** Recorded information **
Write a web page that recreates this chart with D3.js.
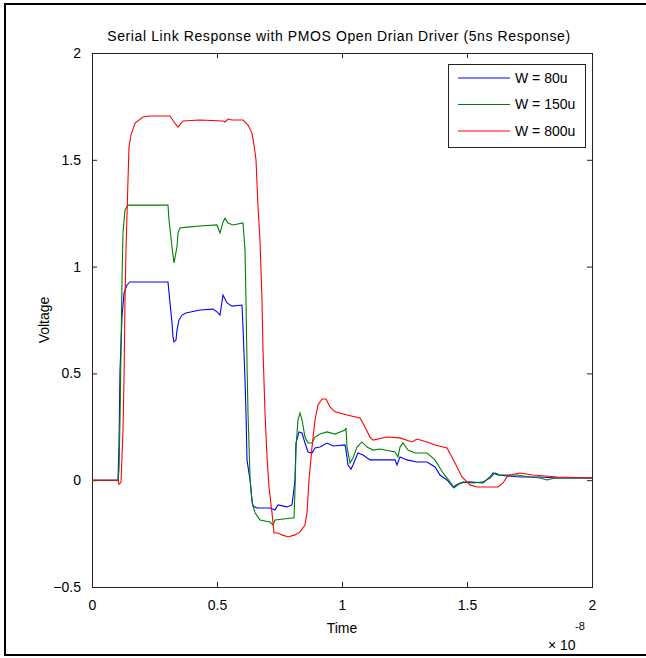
<!DOCTYPE html>
<html>
<head>
<meta charset="utf-8">
<script src="https://cdn.jsdelivr.net/npm/d3@7"></script>
<style>
  html, body { margin: 0; padding: 0; background: #fff; }
  svg { display: block; font-family: "Liberation Sans", Arial, Helvetica, sans-serif; }
</style>
</head>
<body>
<div id="chart"></div>
<script>
// time in units of 1e-8 s, voltage in V
const xTicks = [0, 0.5, 1, 1.5, 2];
const yTicks = [-0.5, 0, 0.5, 1, 1.5, 2];
const seriesNames = ["W = 80u", "W = 150u", "W = 800u"];
const seriesColors = ["#0000ff", "#008000", "#ff0000"];

const w80 = [
  [0, 0], [0.104, 0], [0.108, 0.166], [0.112, 0.516], [0.120, 0.764], [0.128, 0.876], [0.140, 0.914],
  [0.152, 0.928], [0.304, 0.928], [0.312, 0.830], [0.320, 0.736], [0.324, 0.671], [0.328, 0.647],
  [0.336, 0.656], [0.340, 0.703], [0.348, 0.750], [0.360, 0.773], [0.376, 0.783], [0.432, 0.797],
  [0.484, 0.801], [0.500, 0.788], [0.512, 0.773], [0.524, 0.867], [0.540, 0.830], [0.560, 0.815],
  [0.600, 0.820], [0.604, 0.717], [0.612, 0.469], [0.616, 0.315], [0.620, 0.095], [0.632, 0.001],
  [0.640, -0.093], [0.644, -0.121], [0.660, -0.130], [0.712, -0.130], [0.732, -0.140], [0.744, -0.116],
  [0.780, -0.125], [0.800, -0.116], [0.804, -0.079], [0.812, 0.001], [0.816, 0.174], [0.828, 0.226],
  [0.840, 0.221], [0.852, 0.174], [0.864, 0.132], [0.880, 0.127], [0.892, 0.151], [0.912, 0.155],
  [0.940, 0.174], [0.964, 0.160], [1.012, 0.165], [1.016, 0.141], [1.024, 0.071], [1.036, 0.052],
  [1.044, 0.071], [1.064, 0.127], [1.084, 0.118], [1.112, 0.095], [1.212, 0.095], [1.220, 0.071],
  [1.232, 0.109], [1.260, 0.095], [1.300, 0.085], [1.340, 0.085], [1.372, 0.062], [1.392, 0.024],
  [1.420, 0.001], [1.444, -0.032], [1.472, -0.013], [1.512, -0.008], [1.564, -0.013], [1.592, 0.015],
  [1.604, 0.034], [1.624, 0.024], [1.712, 0.015], [1.792, 0.015], [1.860, 0.010], [2.000, 0.010]
];

const w150 = [
  [0, 0], [0.104, 0], [0.108, 0.048], [0.112, 0.282], [0.116, 0.610], [0.120, 0.937], [0.124, 1.157],
  [0.132, 1.265], [0.144, 1.288], [0.304, 1.288], [0.308, 1.218], [0.320, 1.092], [0.328, 1.017],
  [0.340, 1.092], [0.344, 1.157], [0.352, 1.181], [0.380, 1.185], [0.432, 1.190], [0.500, 1.195],
  [0.512, 1.157], [0.524, 1.208], [0.532, 1.227], [0.544, 1.204], [0.564, 1.195], [0.604, 1.204],
  [0.612, 1.078], [0.616, 0.844], [0.620, 0.548], [0.624, 0.315], [0.632, 0.015], [0.640, -0.102],
  [0.652, -0.153], [0.672, -0.186], [0.712, -0.196], [0.724, -0.210], [0.732, -0.186], [0.800, -0.177],
  [0.808, -0.177], [0.812, -0.046], [0.816, 0.155], [0.824, 0.282], [0.832, 0.315], [0.840, 0.282],
  [0.852, 0.202], [0.864, 0.174], [0.880, 0.174], [0.892, 0.202], [0.912, 0.216], [0.940, 0.226],
  [0.972, 0.216], [1.012, 0.235], [1.016, 0.245], [1.020, 0.155], [1.032, 0.081], [1.044, 0.104],
  [1.060, 0.155], [1.080, 0.179], [1.100, 0.155], [1.124, 0.141], [1.152, 0.146], [1.212, 0.132],
  [1.224, 0.109], [1.232, 0.155], [1.244, 0.174], [1.264, 0.141], [1.292, 0.127], [1.340, 0.127],
  [1.372, 0.095], [1.404, 0.034], [1.432, -0.008], [1.448, -0.036], [1.464, -0.022], [1.484, -0.008],
  [1.524, -0.013], [1.564, -0.008], [1.592, 0.010], [1.612, 0.034], [1.632, 0.024], [1.700, 0.024],
  [1.752, 0.015], [1.792, 0.010], [1.820, 0.001], [1.852, 0.010], [2.000, 0.010]
];

const w800 = [
  [0, 0], [0.104, 0], [0.108, -0.020], [0.116, -0.010], [0.124, 0.235], [0.128, 0.469], [0.132, 0.844],
  [0.136, 1.078], [0.144, 1.406], [0.148, 1.560], [0.156, 1.616], [0.172, 1.672], [0.204, 1.700],
  [0.232, 1.705], [0.312, 1.705], [0.328, 1.677], [0.344, 1.653], [0.364, 1.682], [0.432, 1.686],
  [0.524, 1.682], [0.532, 1.677], [0.544, 1.691], [0.560, 1.686], [0.604, 1.686], [0.624, 1.663],
  [0.640, 1.625], [0.648, 1.569], [0.656, 1.500], [0.664, 1.279], [0.672, 1.124], [0.680, 0.844],
  [0.684, 0.610], [0.692, 0.315], [0.700, 0.109], [0.708, -0.032], [0.720, -0.153], [0.728, -0.247],
  [0.744, -0.247], [0.760, -0.256], [0.784, -0.266], [0.812, -0.256], [0.832, -0.242], [0.852, -0.210],
  [0.860, -0.153], [0.868, 0.001], [0.880, 0.155], [0.892, 0.282], [0.904, 0.352], [0.920, 0.380],
  [0.936, 0.380], [0.952, 0.343], [0.972, 0.320], [1.020, 0.305], [1.072, 0.291], [1.092, 0.249],
  [1.112, 0.202], [1.124, 0.188], [1.180, 0.202], [1.232, 0.198], [1.280, 0.179], [1.300, 0.193],
  [1.340, 0.179], [1.372, 0.165], [1.420, 0.151], [1.452, 0.081], [1.480, 0.015], [1.512, -0.022],
  [1.540, -0.032], [1.624, -0.032], [1.644, -0.013], [1.660, 0.015], [1.672, 0.024], [1.712, 0.034],
  [1.764, 0.024], [1.860, 0.015], [2.000, 0.010]
];

const series = [w80, w150, w800];

const W = 646, H = 658;
const plot = { left: 92, right: 592, top: 53, bottom: 587 };

const svg = d3.select("#chart").append("svg")
  .attr("width", W).attr("height", H);

// outer frame (right edge runs off the picture)
svg.append("rect")
  .attr("x", 5).attr("y", 4).attr("width", 700).attr("height", 651)
  .attr("fill", "#fff").attr("stroke", "#000").attr("stroke-width", 2);

const x = d3.scaleLinear().domain([0, 2]).range([plot.left, plot.right]);
const y = d3.scaleLinear().domain([-0.5, 2]).range([plot.bottom, plot.top]);

const tickLen = 5;
const styleAxis = g => {
  g.select(".domain").remove();
  g.selectAll(".tick line").attr("stroke", "#222");
  g.selectAll(".tick text").attr("fill", "#000").attr("font-size", 14)
    .attr("font-family", "'Liberation Sans', Arial, sans-serif");
};

svg.append("g")
  .attr("transform", `translate(0,${plot.bottom})`)
  .call(d3.axisBottom(x).tickValues(xTicks).tickSize(-tickLen).tickPadding(13).tickFormat(d3.format("")))
  .call(styleAxis);
svg.append("g")
  .attr("transform", `translate(0,${plot.top})`)
  .call(d3.axisTop(x).tickValues(xTicks).tickSize(-tickLen).tickFormat(""))
  .call(styleAxis);
svg.append("g")
  .attr("transform", `translate(${plot.left},0)`)
  .call(d3.axisLeft(y).tickValues(yTicks).tickSize(-tickLen).tickPadding(11).tickFormat(d3.format("")))
  .call(styleAxis);
svg.append("g")
  .attr("transform", `translate(${plot.right},0)`)
  .call(d3.axisRight(y).tickValues(yTicks).tickSize(-tickLen).tickFormat(""))
  .call(styleAxis);

svg.append("rect")
  .attr("x", plot.left + 0.5).attr("y", plot.top + 0.5)
  .attr("width", plot.right - plot.left).attr("height", plot.bottom - plot.top)
  .attr("fill", "none").attr("stroke", "#222").attr("stroke-width", 1);

const line = d3.line().x(d => x(d[0])).y(d => y(d[1]));

svg.append("g").selectAll("path").data(series).join("path")
  .attr("d", line)
  .attr("fill", "none")
  .attr("stroke", (d, i) => seriesColors[i])
  .attr("stroke-width", 1.1)
  .attr("stroke-linejoin", "miter");

// title and axis labels
svg.append("text")
  .attr("x", (plot.left + plot.right) / 2 - 3).attr("y", 41)
  .attr("text-anchor", "middle").attr("font-size", 14)
  .attr("letter-spacing", "0.6px")
  .text("Serial Link Response with PMOS Open Drian Driver (5ns Response)");

svg.append("text")
  .attr("x", (plot.left + plot.right) / 2).attr("y", 633)
  .attr("text-anchor", "middle").attr("font-size", 14)
  .text("Time");

svg.append("text")
  .attr("transform", "translate(49,320) rotate(-90)")
  .attr("text-anchor", "middle").attr("font-size", 14)
  .text("Voltage");

svg.append("text")
  .attr("x", 548).attr("y", 650).attr("font-size", 14)
  .text("\u00d7 10");
svg.append("text")
  .attr("x", 575).attr("y", 630).attr("font-size", 11)
  .text("-8");

// legend
const legend = svg.append("g").attr("transform", "translate(448,64)");
legend.append("rect")
  .attr("x", 0.5).attr("y", 0.5).attr("width", 137).attr("height", 83)
  .attr("fill", "#fff").attr("stroke", "#222");
seriesNames.forEach((name, i) => {
  const ly = 14 + i * 26.5;
  legend.append("line")
    .attr("x1", 10).attr("x2", 62).attr("y1", ly).attr("y2", ly)
    .attr("stroke", seriesColors[i]).attr("stroke-width", 1.1);
  legend.append("text")
    .attr("x", 67).attr("y", ly).attr("dy", "0.35em")
    .attr("font-size", 14)
    .text(name);
});
</script>
</body>
</html>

** Exercise **
Lines containing the string "chart" are to be selected and copied.

** Written reply **
Write a web page that recreates this chart with D3.js.
<div id="chart"></div>
const svg = d3.select("#chart").append("svg")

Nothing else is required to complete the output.